The main character is Tess Roberts, a 25 year old who seems rather disappointed by life. She spends much more time complaining about things going not her way than counting her blessings and is disillusioned to the point that she begins to doubt the existence of God. She longs to be a crewmember on her father's ships, one of which is the fully restored, 200 year old Shenandoah.
Other important characters include her brother Andy, also referred to as Drew. He is about 30 years old and both he and Tess still live with their parents. This seemed a little odd to me, and this brother-sister pair frequently seemed to act a little more like people in their late teens or early twenties than the age I was told they were. Andy also struggles a little with his faith or at least has pushed it aside. I was never completely sure why both main characters have belief issues. They are raised by a happily married, prayerful, and believing set of parents. Andy's drifting especially seems unexplained other than he is just distracted by worldly things . . . I suppose that is frequently all it takes.

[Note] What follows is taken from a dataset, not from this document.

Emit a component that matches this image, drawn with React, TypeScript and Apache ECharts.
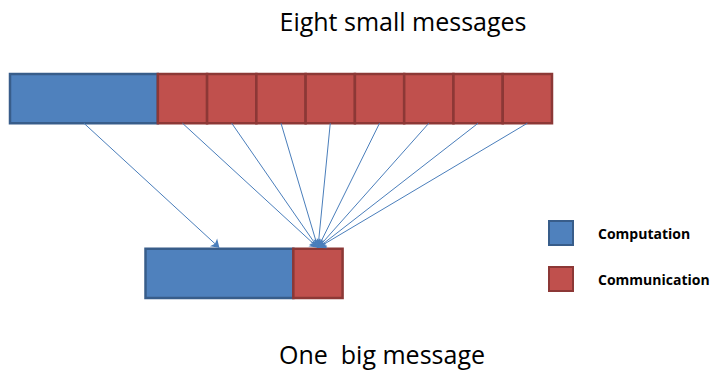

In the first book of this trilogy, it had apparently been revealed that a certain cabin onboard the Shenandoah would cause people to travel back to colonial/Revolutionary times. This is how the dual timeline takes place. It was a little more of a time travel story rather than dual line, as the story mainly stays with Tess and those she encounters in 1776. I would have enjoyed learning more about those we know are living in 1776 but are not onboard the Shenandoah.
Tess at one point states that she knows she is sounding like a petulant child, and I couldn't help but agree. I could understand her frustration with not being given a place within her father's business to some extent, but she seems to constantly treat those around her with a selfish, demanding attitude that made it difficult for me to sympathize with her. It was also difficult to understand why her love interest would be even remotely interested in her - but I suppose that is sometimes true of real life couples as well ;-)
Andy's emerging love story was more compelling and sweet as his faith is revived along with his feelings toward his special lady. Neither romance is overly innocent as they can be in Christian novels. Tess, Andy, and those they are involved with experience temptation, admit past mistakes, and talk about the need to respect each other by not going too far physically.
Good read that combines Christian values, history, and romance.
I received this book from the author, Lisa Belcastro, for review purposes. The opinions expressed are my own.